Over the years I've been involved with various projects and discussions on generating and handling data in wastewater treatment. A few years ago I was involved in a couple of WERF Projects focused on developing Decision Support Systems (DSS) to prevent plant upsets, along with Dr Nancy Love and Advanced Data Mining (ADMi). The folks at ADMi did some nice data analytics to pick out anomalies that might indicate toxins in the plant influent, but one of the major hurdles we ran into was distinguishing anomalies due to toxins and anomalies due to measurement problems. This reminded me of what my ex-boss and mentor, Dr John Watts, used to drill into me which is you need to focus on good primary measurements in order to have confidence in your data. Wastewater is a tough place to try to do that! As I said, a lot of our data is bad.
So, here is my brain dump on some of the keys to making big data work in wastewater, and avoiding the pitfalls of bad big data (there's a tongue-twister there somewhere...)!
5 keys to making big data work
1. Focus on data quality rather than quantity
Starting from Dr Watt's sage advice to me years ago, and written up in one of his rare papers here, no amount of fancy analytics can overcome measurement errors, whether that's noise, drift or interferences. You need to have confident in your primary sensors and analyzers otherwise your big data analytics will be crunching numbers that are meaningless and therefore any results you'll get will be useless. Crap data = crap analytics!
In order to gain confidence in your data, you need to do 3 things with your sensors/analyzers:
- Clean them - wastewater is an extremely fouling environment an not the best place to put scientific equipment. My experience has been that everyone underestimates how quickly sensors become fouled. Go for auto-cleaning whenever possible and avoid installing anything in raw sewage or primary effluent unless you really need the measurement (see Key #2!) as these areas are particularly prone to fouling. Mixed liquor is actually an easier place to take measurements and final effluent the easiest of all!
- Calibrate them - this is generally understood, though the frequency of calibration, particularly for sensors that tend to drift, is generally shorter than ideal.
- Validate them - this is the piece that's overlooked by most instrumentation suppliers, I think. Analytics to validate the measurements, particularly during calibration is an area that needs much more attention.
Much of the work that Dr Watts did at Minworth Systems was focused on automating these 3 things and I've seen very few instruments come close to what he did 20 years ago!

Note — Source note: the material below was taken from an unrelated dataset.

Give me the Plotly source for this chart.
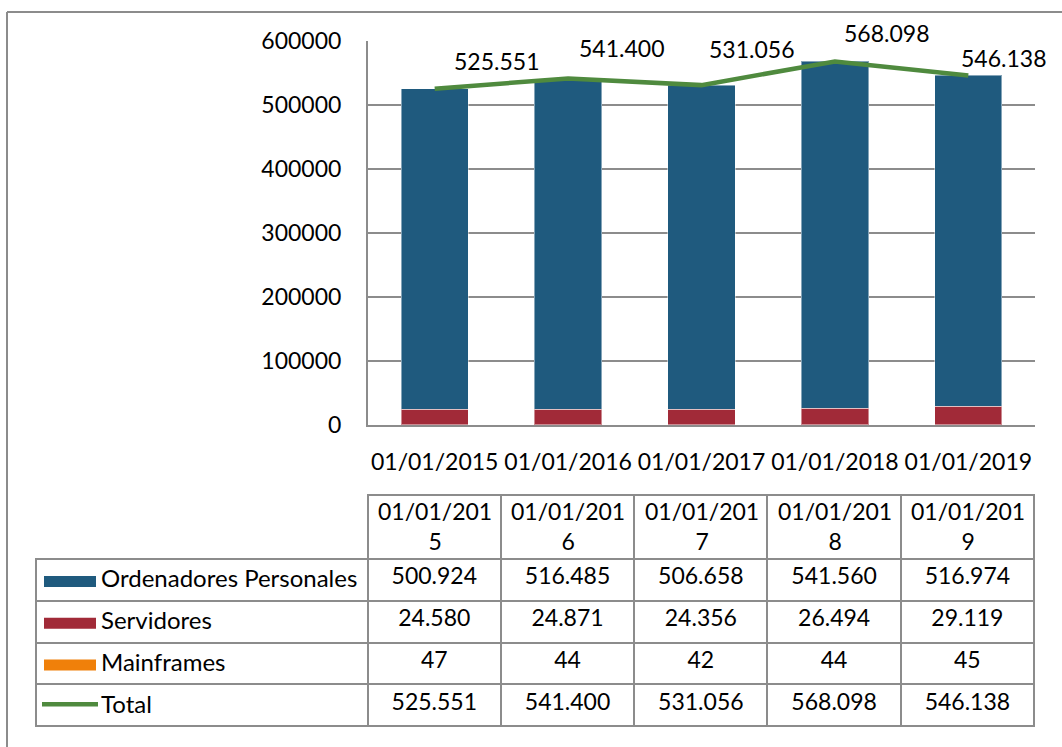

2. Measure what matters most
I could probably make this blog an ode to John Watts and fill it with his anecdotes. One of my favorites was one where a customer asked him to install a dissolved oxygen (DO) probe in an anoxic zone. He suggested it would be cheaper to install a wooden probe and write 0 mg/L on a fake display! Maybe that's a little harsh, but the point is that we should only measure things that are useful to help us to run the plant and that we're actually going to use to make some decision. Generally we're lacking many important and basic measurements in our treatment plants (e.g. dissolved oxygen in the aerated basins, airflow to each aeration zone and electricity use by blowers), but we need to be careful in our enthusiasm not to swing to the other extreme and start measuring stuff that's interesting but not useful. You can spend some serious money measuring ammonia and nitrate all over a treatment plant, but unless you're actually using it for control, the measurements will eventually be ignored and the instrument neglected. It's much better to have a handful of good instruments, positioned in locations where you're actually measuring something you can control, then there's motivation to keep those sensors running well (see Key#1!)
3. Think dynamics, not steady state
A lot of the design and operational guidance in text books and training materials have simple equations into which you plug a single number to get your answer (e.g. sludge age calculation or removal efficiency). Similarly, influent and effluent samples are usually flow-weighted or time-averaged composites (worse-still, grab samples!). All this means that we're used to thinking and talking about average daily conditions.
Graphic showing difference between composite sample and continuous measurement (Courtesy Dr. Leiv Rieger/WEF, taken from WEF Modeling 101 Webcast) |
4. Recognize different timescales
Hand-in-hand with dynamics is the need to think about different timescales:
- Diurnal (daily) variations
- Weekly trends (especially weekend versus weekday differences)
- Seasonal shifts
5. Consider how to handle outliers and extraordinary events
This blog is getting long, so I'll try to wrap up this 5th key quickly! In data analytics it's common practice to identify and eliminate outliers, assuming they're either "bad" measurements or not typical and therefore we can ignore them. However, thinking back to my involvement in the WERF projects on DSS, a lot of what is done at wastewater treatment plants is trying to keep the process stable in response to abnormal events such as upsets from shock loads or toxins, or more typically responding to wet weather. This means we need to identify these "outliers" but rather than throw them away, we need to decide how to respond. Maybe this is a topic for another blog?!!